It was another day of dodging zombies who weren’t looking at anything but their smartphones. NYC contains so many sorts of people—so many people, period–that it requires a strict adherence to the social contract in order to remain livable. We don’t need to be nice here; we need to be reasonable. Stay to the right side of a busy sidewalk. Don’t cut in line. Look where you are going. Keep your private conversations private. Let people exit a subway car before you enter it. Throw your trash in a trash can. The zombies (I’d call them smartphonies but they’re just too dumb) do not heed these seemingly intuitive rules of conduct, which makes it hard not to treat them like zombies. And that’s too bad because this finely feathered city is always so much more pleasurable when we marvel over each other’s humanity. I try, this Mz. Manners always tries, but today was already trying: swampy, scratchy, red-tape-y, with a thin wire of metallic dread threading through everything. (I am still generally overcome.) By tonight’s subway ride, I felt an unspeakable tenderness for few who were sitting quietly with paper books or, better yet, their own thoughts. I won’t say what I felt for the slack-jawed manchild, legs spread so wide that he took up two seats by himself, who was playing a videogame on his Samsung Galaxy while a frail-looking older woman teetered in his direct field of vision. I really won’t say how I shamed him into giving up his seat for her. But I will say that casual unkindness hurts my heart so much.

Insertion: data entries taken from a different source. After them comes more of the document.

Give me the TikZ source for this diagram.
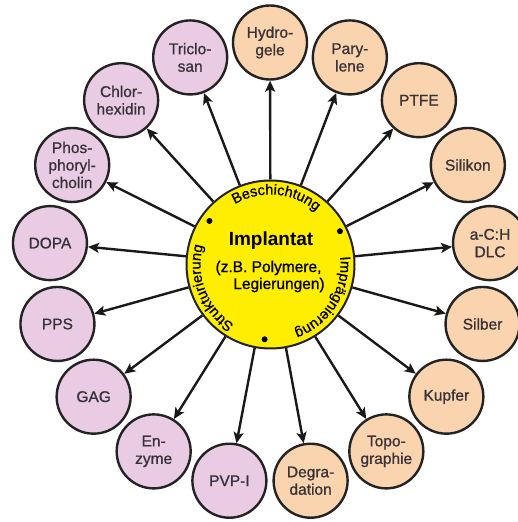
\documentclass[tikz,border=0pt]{standalone}
\usepackage{fontspec}
\setmainfont{Liberation Sans}
\newfontfamily\lblfont{Liberation Sans}[FakeBold=0.9]
\usetikzlibrary{arrows.meta,decorations.text}
\definecolor{pinkf}{RGB}{233,204,227}
\definecolor{peachf}{RGB}{249,212,174}
\definecolor{yel}{RGB}{255,238,0}
\definecolor{edge}{RGB}{35,35,35}
\definecolor{txt}{RGB}{55,50,55}
\begin{document}
\begin{tikzpicture}[x=1pt,y=1pt,
  outer/.style={circle, draw=edge, line width=2.4pt, minimum size=74pt, inner sep=0pt, align=center, font=\lblfont\fontsize{15.5}{17.5}\selectfont, text=txt},
  pinkc/.style={outer, fill=pinkf},
  peachc/.style={outer, fill=peachf},
  arr/.style={line width=2.4pt, draw=black!90, -{Stealth[length=11pt,width=10pt,inset=2.5pt]}},
  arclabel/.style={decorate, decoration={text along path, text align=center, text={|\lblfont\fontsize{14.5}{14.5}\selectfont|#1}}}
]
\useasboundingbox (0,0) rectangle (517,522);
\coordinate (O) at (270,258.5);
\node[circle, draw=edge, fill=yel, line width=2pt, minimum size=168pt, inner sep=0pt] (c) at (270.5,257.5) {};
% outer nodes
\node[peachc] (n0)  at ([shift={(90:221)}]O) {Hydro-\\gele};
\node[peachc] (n1)  at ([shift={(68.8235:221)}]O) {Pary-\\lene};
\node[peachc] (n2)  at ([shift={(47.6471:221)}]O) {PTFE};
\node[peachc] (n3)  at ([shift={(26.4706:221)}]O) {Silikon};
\node[peachc] (n4)  at ([shift={(5.2941:221)}]O) {a-C:H\\DLC};
\node[peachc] (n5)  at ([shift={(-15.8824:221)}]O) {Silber};
\node[peachc] (n6)  at ([shift={(-37.0588:221)}]O) {Kupfer};
\node[peachc] (n7)  at ([shift={(-58.2353:221)}]O) {Topo-\\graphie};
\node[peachc] (n8)  at ([shift={(-79.4118:221)}]O) {Degra-\\dation};
\node[pinkc]  (n9)  at ([shift={(-100.5882:221)}]O) {PVP-I};
\node[pinkc]  (n10) at ([shift={(-121.7647:221)}]O) {En-\\zyme};
\node[pinkc]  (n11) at ([shift={(-142.9412:221)}]O) {GAG};
\node[pinkc]  (n12) at ([shift={(-164.1176:221)}]O) {PPS};
\node[pinkc]  (n13) at ([shift={(-185.2941:221)}]O) {DOPA};
\node[pinkc]  (n14) at ([shift={(-206.4706:221)}]O) {Phos-\\phoryl-\\cholin};
\node[pinkc]  (n15) at ([shift={(-227.6471:221)}]O) {Chlor-\\hexidin};
\node[pinkc]  (n16) at ([shift={(-248.8235:221)}]O) {Triclo-\\san};
% arrows
\foreach \k in {0,...,16} \draw[arr] (c) -- (n\k);
% centre text
\node[font=\bfseries\fontsize{19}{19}\selectfont] (t1) at (271,281) {Implantat};
\node[font=\lblfont\fontsize{15.5}{15.5}\selectfont] (t2) at (268.5,254) {(z.B. Polymere,};
\node[font=\lblfont\fontsize{15.5}{15.5}\selectfont] (t3) at (279,237) {Legierungen)};
% arc labels
\path[arclabel=Beschichtung] ([shift={(140:70)}]c.center) arc[start angle=140, end angle=30, radius=70];
\path[arclabel=Imprägnierung] ([shift={(25:70)}]c.center) arc[start angle=25, end angle=-89, radius=70];
\path[arclabel=Strukturierung] ([shift={(258:70)}]c.center) arc[start angle=258, end angle=145, radius=70];
% dots
\fill ([shift={(144.5:75)}]c.center) circle[radius=3pt];
\fill ([shift={(25.6:77)}]c.center) circle[radius=3pt];
\fill ([shift={(-94.5:75)}]c.center) circle[radius=3pt];
\end{tikzpicture}
\end{document}
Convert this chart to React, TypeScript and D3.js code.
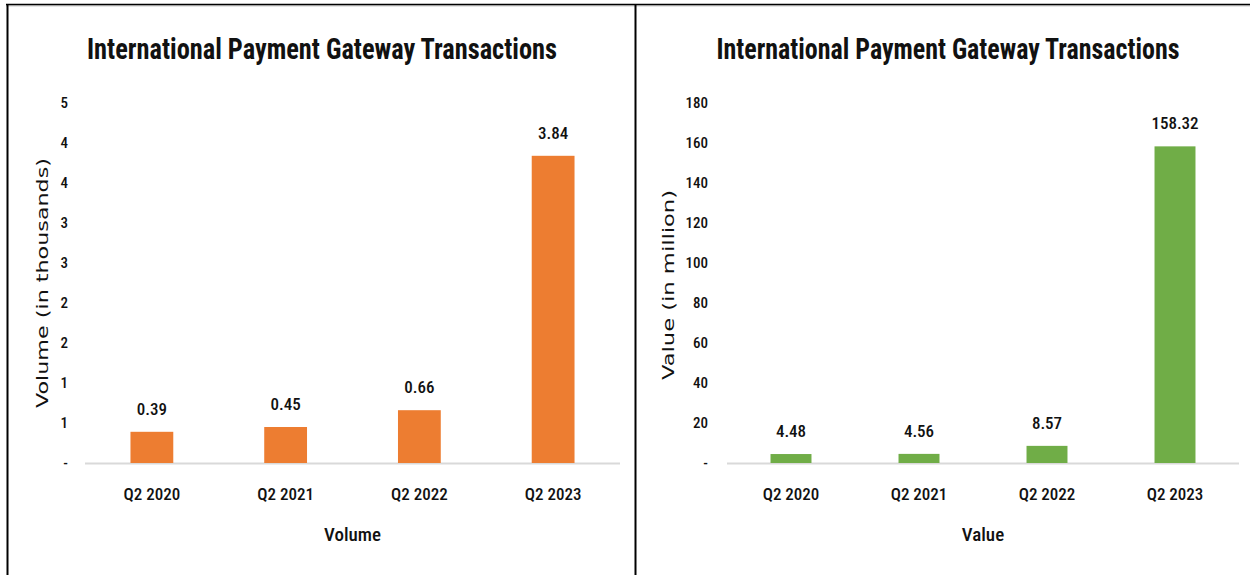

Walking home tonight from one end of Williamsburg to another, I noticed, once again, that I was the only person not wearing headphones or buried in a phone. It was as if I’d been granted super powers: Unwired, unplugged, I was fully tuned into my physical environs–the only one in possession of such seemingly rudimentary senses as seeing and hearing. Relatively speaking, I really was a superhero. In such instances, I fantasize about stealing wallets, tripping people as they unseeingly stumble by, saying absolutely damning things (that no one will hear). I don’t, of course, but I do relish the power conferred to me simply because I’m the only one not blocking out the world at large.
I guess I’ve hit my fill of something, whether it’s the manic pixie paradigm or the malingering winter I’m not sure, but this broad has had it. Coming up from the subway platform at 14th street and 8th Avenue, we were all held up by a 20something waif decked out in gold slippers, a puff of fake white fur, and a tiny blond haircut who was leafing through a children’s library book as she glacially tiptoed up the stairs. She was so caught in a reverie of herself that she didn’t hear everyone’s “excuse me, excuse me” as they attempted to pass her. Finally, I tapped her on the shoulder: “You ain’t that cute, honey,” I said. “Get cracking.” Her face contorted. “F–k you,” she spat out. “That ain’t cute either,” said another lady my age, climbing by her.